If you have more of a formal math background, you might recognize \( \vec{\nabla} \) as a sort of object called an operator. An operator is basically a map from one class of objects to another. In this case, it takes us from a scalar function \( U(x,y,z) \) to a vector function \( \vec{F}(x,y,z) \). You probably remember the two other common vector differential operators: the divergence \( (\vec{\nabla} \cdot) \), which takes a vector to a scalar, and the curl \( (\vec{\nabla} \times) \), which takes a vector to another vector.
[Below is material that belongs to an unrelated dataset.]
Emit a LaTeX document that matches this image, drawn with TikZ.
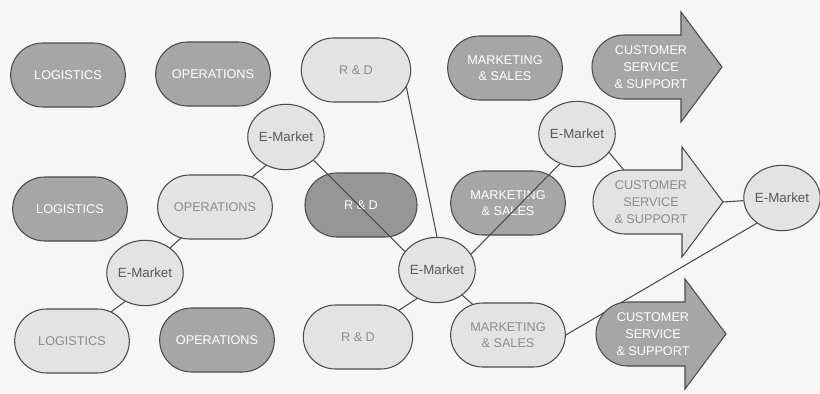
\documentclass[tikz,border=0pt]{standalone}
\usepackage{fontspec}
\setmainfont{Liberation Sans}
\usetikzlibrary{shapes.geometric, backgrounds, calc}
\definecolor{paper}{gray}{0.965}
\definecolor{edge}{gray}{0.30}
\definecolor{dark}{gray}{0.65}
\definecolor{darker}{gray}{0.59}
\definecolor{light}{gray}{0.89}
\definecolor{dim}{gray}{0.55}
\definecolor{ink}{gray}{0.35}
\tikzset{
  cssarrow/.pic={
    \path[pic actions] (89,-32) -- (89,-55) -- (130,0) -- (89,55) -- (89,32)
      -- (32,32) arc[start angle=270, end angle=90, radius=24pt] -- cycle;
    \coordinate (-tip) at (130,0);
  },
}
\begin{document}
\begin{tikzpicture}[
  x=0.75pt, y=-0.75pt,
  font=\fontsize{9.5}{12.5}\selectfont,
  unit/.style={rectangle, rounded corners=24pt, minimum width=86pt,
               minimum height=48pt, inner sep=0pt, align=center,
               draw=edge, line width=.8pt},
  darkunit/.style={unit, fill=dark, text=white},
  lightunit/.style={unit, fill=light, text=dim},
  market/.style={ellipse, minimum width=54pt, minimum height=49pt,
                 inner sep=0pt, draw=edge, line width=.8pt, fill=light,
                 text=ink, font=\fontsize{10}{12}\selectfont},
  csstext/.style={rectangle, inner sep=0pt, align=center},
  link/.style={draw=edge, line width=.8pt},
]
\useasboundingbox (0,0) rectangle (820,393);
\begin{scope}[on background layer]
  \fill[paper] (0,0) rectangle (820,393);
\end{scope}

% row 1
\node[darkunit] (log1) at (68,75) {LOGISTICS};
\node[darkunit] (ops1) at (213,74) {OPERATIONS};
\node[lightunit, minimum width=82pt] (rd1) at (356,70) {R \& D};
\node[darkunit] (mkt1) at (505,68) {MARKETING\\\& SALES};

% row 2
\node[darkunit] (log2) at (70,209) {LOGISTICS};
\node[lightunit] (ops2) at (215,207) {OPERATIONS};
\node[darkunit, fill=darker, minimum width=84pt] (rd2) at (361,205) {R \& D};
\node[darkunit] (mkt2) at (508,203) {MARKETING\\\& SALES};

% row 3
\node[lightunit] (log3) at (72,341) {LOGISTICS};
\node[darkunit] (ops3) at (217,340) {OPERATIONS};
\node[lightunit, minimum width=82pt] (rd3) at (358,337) {R \& D};
\node[lightunit] (mkt3) at (508,335) {MARKETING\\\& SALES};

% customer service arrows
\foreach \i/\x/\y/\c in {1/592/67/dark, 2/593/202/light, 3/596/334/dark}
  \pic[draw=edge, fill=\c, line width=.8pt] (arr\i) at (\x,\y) {cssarrow};
\node[csstext, text=white] (css1) at (651,67) {CUSTOMER\\SERVICE\\\& SUPPORT};
\node[csstext, text=dim] (css2) at (651,202) {CUSTOMER\\SERVICE\\\& SUPPORT};
\node[csstext, text=white] (css3) at (653,334) {CUSTOMER\\SERVICE\\\& SUPPORT};

% e-markets
\node[market] (e1) at (286,137) {E-Market};
\node[market] (e2) at (145,273) {E-Market};
\node[market] (e3) at (437,270) {E-Market};
\node[market] (e4) at (577,134) {E-Market};
\node[market] (e5) at (782,198) {E-Market};

\begin{scope}[on background layer]
  \draw[link] (e1.235) -- (ops2.center);
  \draw[link] (e2.45) -- (ops2.center);
  \draw[link] (e2.235) -- (log3.center);
  \draw[link] ($(rd1.east)!0.15!(rd1.center)$) -- (e3.north);
  \draw[link] (e3.235) -- (rd3.center);
  \draw[link] (e3.-45) -- (mkt3.center);
  \draw[link] (e4.-30) -- (css2.center);
  \draw[link] (arr2-tip) -- (e5);
  \draw[link] (e5.225) -- (mkt3.east);
\end{scope}
\draw[link] (e1.-40) -- (e3.150);
\draw[link] (e3.25) -- (e4.240);
\end{tikzpicture}
\end{document}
We'll see more of them soon!

One simple but important note about \( \vec{\nabla} \) is that it can be distributed over sums, i.e. if we have two different potential functions,

\[ \begin{aligned} \vec{\nabla} (U_1 + U_2) = \vec{\nabla} U_1 + \vec{\nabla}U_2. \end{aligned} \]

(In math terms, this corresponds to \( \vec{\nabla} \) being a linear operator.) This means that if we have two separate forces acting on an object, and we know each of their potential functions, then the total potential is just the sum of the individual ones. (We already pointed this out before, but now it's clearly related to the fact that when we have multiple forces, we just add them as vectors.)

Since this is a physics class, the most physical explanation for what \( \vec{\nabla} U \) means is (in my opinion) in terms of differentials, specifically the relation

\[ \begin{aligned} dU = \vec{\nabla} U \cdot d\vec{r}. \end{aligned} \]

In other words, if we sit at some point \( \vec{r} \) in space and then ask the question "how does \( U \) change if I move a tiny distance \( d\vec{r} \) in some direction?", the answer is encoded in the gradient \( \vec{\nabla} U(\vec{r}) \), which contains all of the directional derivatives of \( U \) at that point.